Glass Lewis Policy Updates
Exclusive Forum Provisions. For IPOs, Glass Lewis will no longer automatically recommend that shareholders vote against the nominating and governance committee chairman when the governing documents of a newly public company contain exclusive forum provisions. It will instead consider such provisions in connection with other governance language (e.g., fee-shifting bylaws, classified board, and supermajority vote requirements) in determining whether such provisions unduly limit shareholder rights.
Overboarded Directors. Like ISS, Glass Lewis adopted more stringent director overboarding standards that will apply with the 2017 proxy season.
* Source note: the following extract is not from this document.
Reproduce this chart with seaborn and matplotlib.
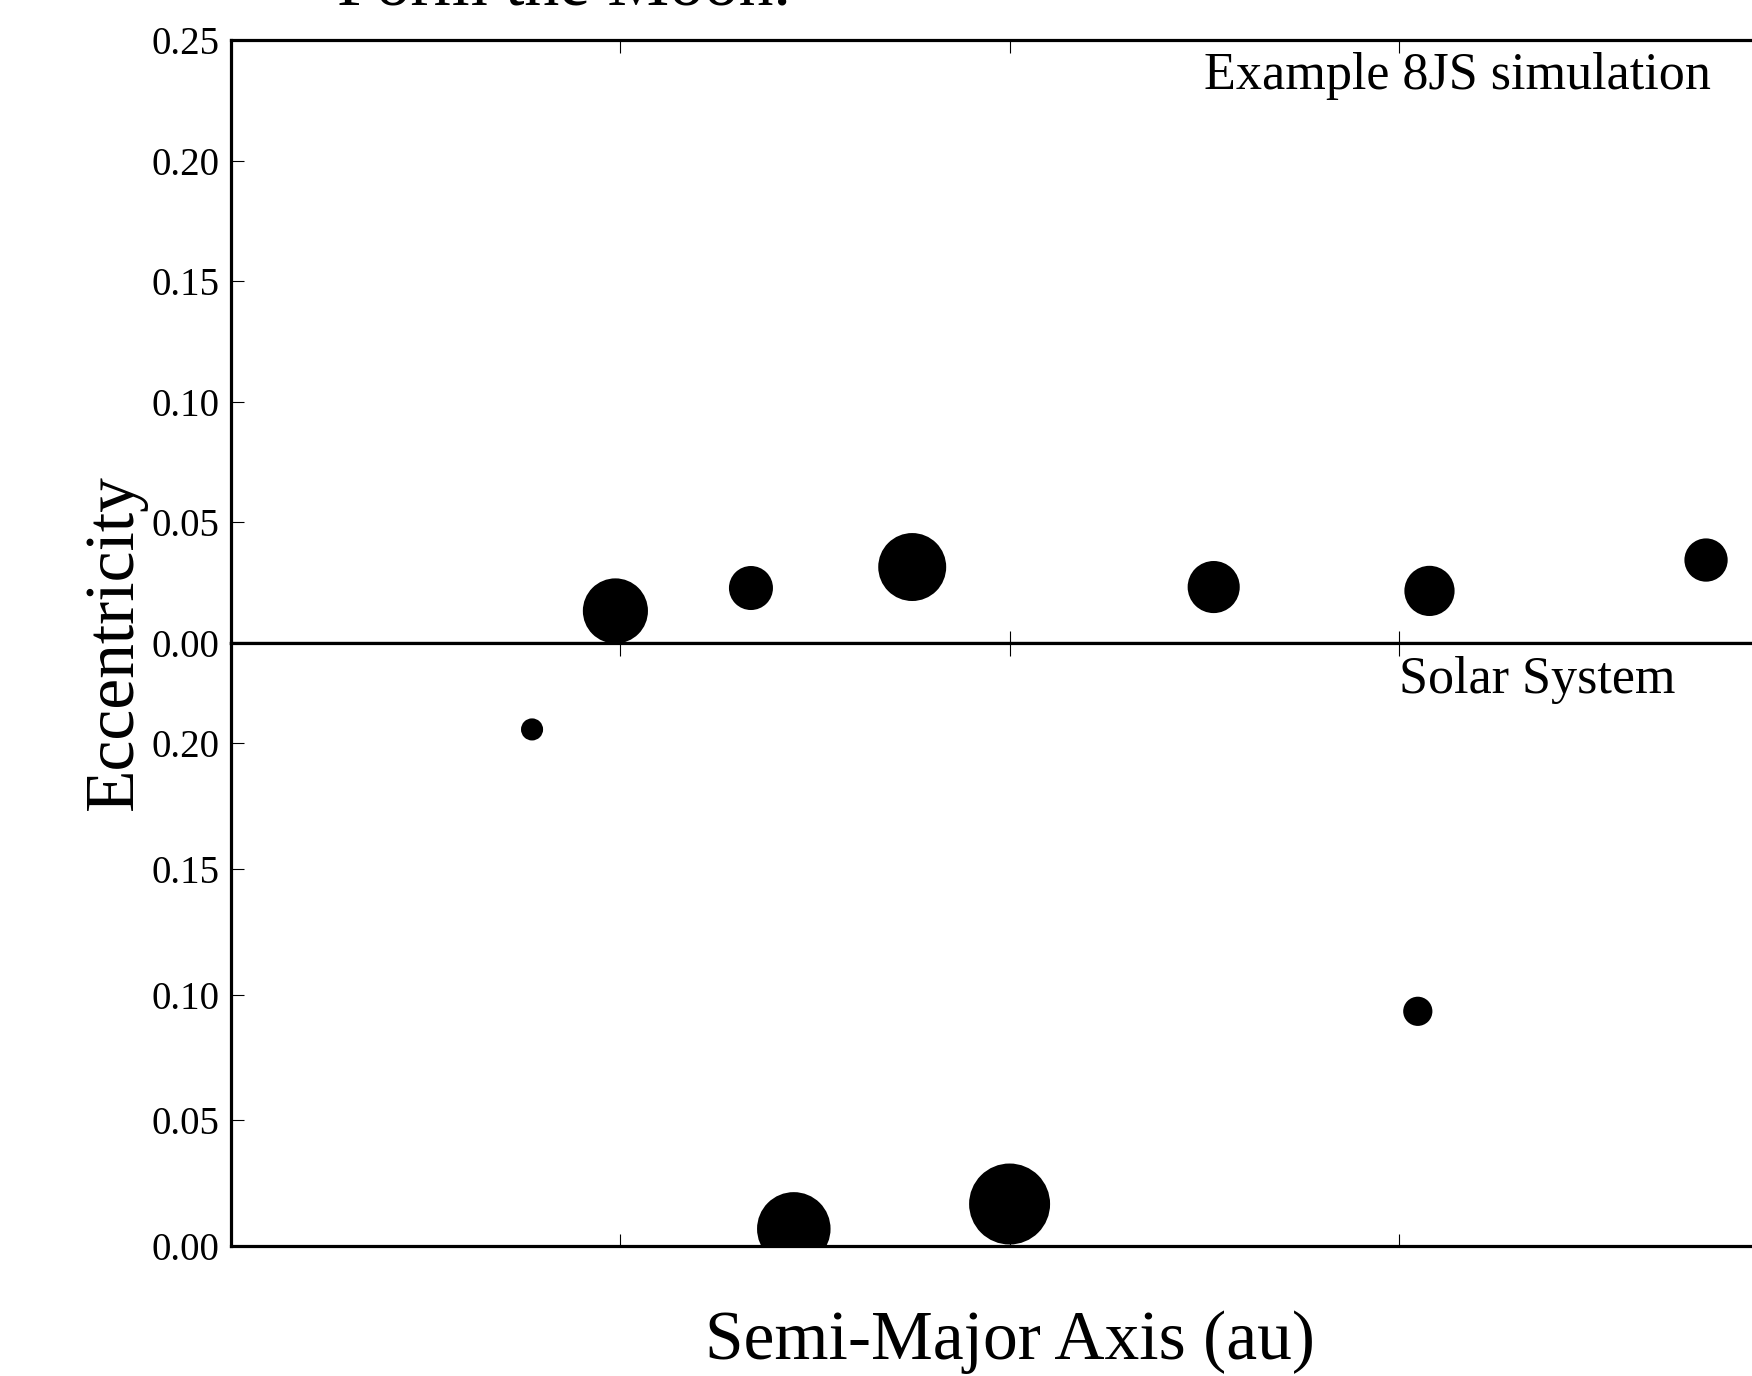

Glass Lewis is reducing the maximum number of public company boards that a non-executive director can serve on from six to five and the maximum number of public company boards on which a director who is also an executive (not just a CEO) at a public company can sit from three to two. As with ISS, during the 2016 proxy season Glass Lewis will note in its analysis a concern about directors exceeding these limits, but will not recommend votes based on the more stringent standards.
Nominating Committee Performance. Glass Lewis may now consider recommending a vote against the nominating committee chair in situations where a company’s poor performance is linked to the board’s failure to ensure—through mechanisms such as board refreshment and periodic director assessments—that directors have relevant experience.
Conflicting Proposals: Management vs. Shareholders. Glass Lewis updated its policies for analyzing conflicting management and shareholder proposals.
Compensation Updates. Glass Lewis also made minor updates to its policies concerning compensation. Companies should give detailed disclosure about sign-on arrangements, including “make-whole” payments, and any additional benefits given outside of regular compensation, including severance. Glass Lewis also made minor clarifications to the quantitative and qualitative factors it considers in analyzing equity compensation plans.
Environmental and Social Issues. In a codification of its policy, Glass Lewis will recommend votes against directors when their oversight failure contributes to material environmental and social risks that have had or could have a negative impact on shareholders.